Early warnings aside, it’s impossible to completely overlook how strikingly dumb See No Evil is. It doesn’t matter if we’re talking about the characters in the story or the people working behind the camera, everyone is prone to flat-out baffling decisions. The kids in the movie do the expected slasher moves like exploring abandoned, dangerous areas in the name of smoking pot and doing the nasty. However, the real problems lie with the adults. It’s revealed these upstanding citizens have done alarmingly little research into the kids welcomed into this program or into the hotel itself. Then, while the kids – some of whom have committed violent crimes – wander the hotel at night, the adults sit downstairs and get drunk.

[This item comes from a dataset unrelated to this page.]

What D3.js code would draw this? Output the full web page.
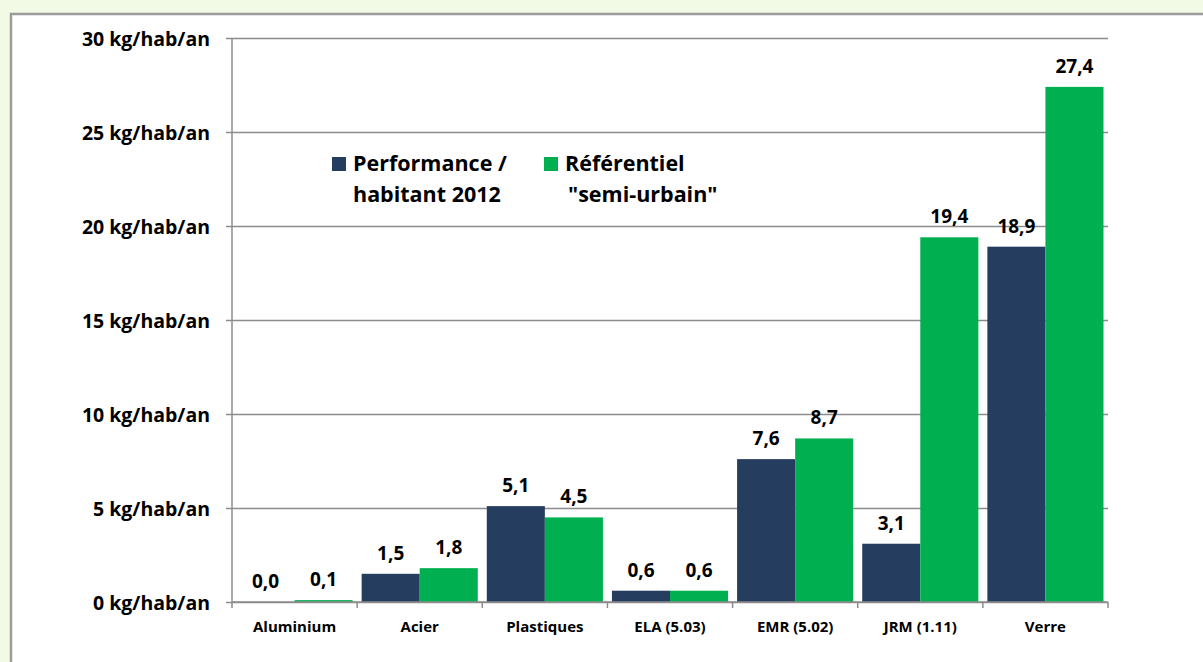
<!DOCTYPE html>
<html>
<head>
<meta charset="utf-8">
<script src="https://cdn.jsdelivr.net/npm/d3@7"></script>
<style>
  body { margin: 0; background: #F2F9E4; overflow: hidden; }
  text { font-family: "Open Sans", Lato, sans-serif; font-weight: 700; fill: #000; }
</style>
</head>
<body>
<div id="chart"></div>
<script>
// values (kg/hab/an)
const categories = ["Aluminium", "Acier", "Plastiques", "ELA (5.03)", "EMR (5.02)", "JRM (1.11)", "Verre"];
const performance = [0.0, 1.5, 5.1, 0.6, 7.6, 3.1, 18.9];
const referentiel = [0.1, 1.8, 4.5, 0.6, 8.7, 19.4, 27.4];
const seriesNames = ["Performance /\nhabitant 2012", "Référentiel\n\"semi-urbain\""];
const yTicks = [0, 5, 10, 15, 20, 25, 30];

const colors = ["#253D5F", "#00B050"];

let svg = d3.select("#chart").append("svg")
    .attr("width", 1203)
    .attr("height", 662);

// white frame of the chart
svg.append("rect")
    .attr("x", 11)
    .attr("y", 14)
    .attr("width", 1210)
    .attr("height", 700)
    .attr("fill", "#fff")
    .attr("stroke", "#9B9B9B")
    .attr("stroke-width", 2.5);

const plotL = 232, plotR = 1108, plotT = 38, plotB = 602;

let x = d3.scaleBand()
    .domain(categories)
    .range([plotL, plotR])
    .paddingInner(0.072)
    .paddingOuter(0.036);

let y = d3.scaleLinear()
    .domain([0, 30])
    .range([plotB, plotT]);

let xs = d3.scaleBand()
    .domain([0, 1])
    .range([0, x.bandwidth()]);

//gridlines + y ticks
let yAxis = d3.axisLeft(y)
    .tickValues(yTicks)
    .tickSize(-(plotR - plotL))
    .tickFormat(d => d + " kg/hab/an");

let gy = svg.append("g")
    .attr("transform", `translate(${plotL},0)`)
    .call(yAxis);
gy.select(".domain").remove();
gy.selectAll(".tick line")
    .attr("x1", -6)
    .attr("stroke", "#8C8C8C")
    .attr("stroke-width", 1.5);
gy.selectAll(".tick text")
    .attr("x", -22)
    .attr("dy", "0.36em")
    .style("font-size", "19.5px");

// y axis line
svg.append("line")
    .attr("x1", plotL).attr("x2", plotL)
    .attr("y1", plotT).attr("y2", plotB)
    .attr("stroke", "#8C8C8C")
    .attr("stroke-width", 1.5);

// bars
const series = [performance, referentiel];
series.forEach((vals, s) => {
    svg.selectAll(".bar-" + s)
        .data(vals)
        .enter()
        .append("rect")
        .attr("class", "bar-" + s)
        .attr("x", (d, i) => x(categories[i]) + xs(s))
        .attr("y", d => y(d))
        .attr("width", xs.bandwidth())
        .attr("height", d => y(0) - y(d))
        .attr("fill", colors[s]);

    svg.selectAll(".lbl-" + s)
        .data(vals)
        .enter()
        .append("text")
        .attr("class", "lbl-" + s)
        .attr("x", (d, i) => x(categories[i]) + xs(s) + xs.bandwidth() / 2)
        .attr("y", d => y(d) - 14)
        .attr("text-anchor", "middle")
        .style("font-size", "19px")
        .text(d => d3.format(".1f")(d).replace(".", ","));
});

// x axis
svg.append("line")
    .attr("x1", plotL).attr("x2", plotR)
    .attr("y1", plotB).attr("y2", plotB)
    .attr("stroke", "#8C8C8C")
    .attr("stroke-width", 1.5);

// category boundaries
const edges = d3.range(categories.length + 1).map(i => plotL + i * (plotR - plotL) / categories.length);
svg.selectAll(".xtick")
    .data(edges)
    .enter()
    .append("line")
    .attr("class", "xtick")
    .attr("x1", d => d).attr("x2", d => d)
    .attr("y1", plotB).attr("y2", plotB + 6)
    .attr("stroke", "#8C8C8C")
    .attr("stroke-width", 1.5);

svg.selectAll(".xlabel")
    .data(categories)
    .enter()
    .append("text")
    .attr("class", "xlabel")
    .attr("x", d => x(d) + x.bandwidth() / 2)
    .attr("y", 632)
    .attr("text-anchor", "middle")
    .style("font-size", "15px")
    .text(d => d);

// legend
const legendX = [332, 544];
seriesNames.forEach((name, s) => {
    svg.append("rect")
        .attr("x", legendX[s])
        .attr("y", 157)
        .attr("width", 14)
        .attr("height", 14)
        .attr("fill", colors[s]);
    let t = svg.append("text")
        .attr("x", legendX[s] + 21)
        .attr("y", 171)
        .style("font-size", "21.5px");
    name.split("\n").forEach((line, j) => {
        t.append("tspan")
            .attr("x", legendX[s] + 21 + (j == 1 && s == 1 ? 3 : 0))
            .attr("dy", j == 0 ? 0 : 31)
            .text(line);
    });
});
</script>
</body>
</html>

From a filmmaking perspective, it’s a running gag in slasher movies how the killer can show up somewhere in the blink of an eye, as if teleported. Dark goes next-level with this, at one point having Jacob appear in an elevator right next to a character and start choking her. The only way this could make sense spatially – if we take teleportation off the table – is that Jacob was riding in the elevator with the person the whole time and went unnoticed. Credit to Dark, however, for putting together an gleefully cruel, if too CGI-heavy, “end” to Jacob’s story.
If you go in with a properly lowered set of expectations – or with the right group of friends around you – See No Evil can function as a passable, yet highly-derivative slasher. It’s pretty brutal (though not as gory as one might expect considering the eyeball thing), it has some gorgeously repugnant set design, and its pacing is fairly breezy. When things get dumb – and they get exceptionally dumb – you can give it the old Mystery Science Theater 3000 treatment.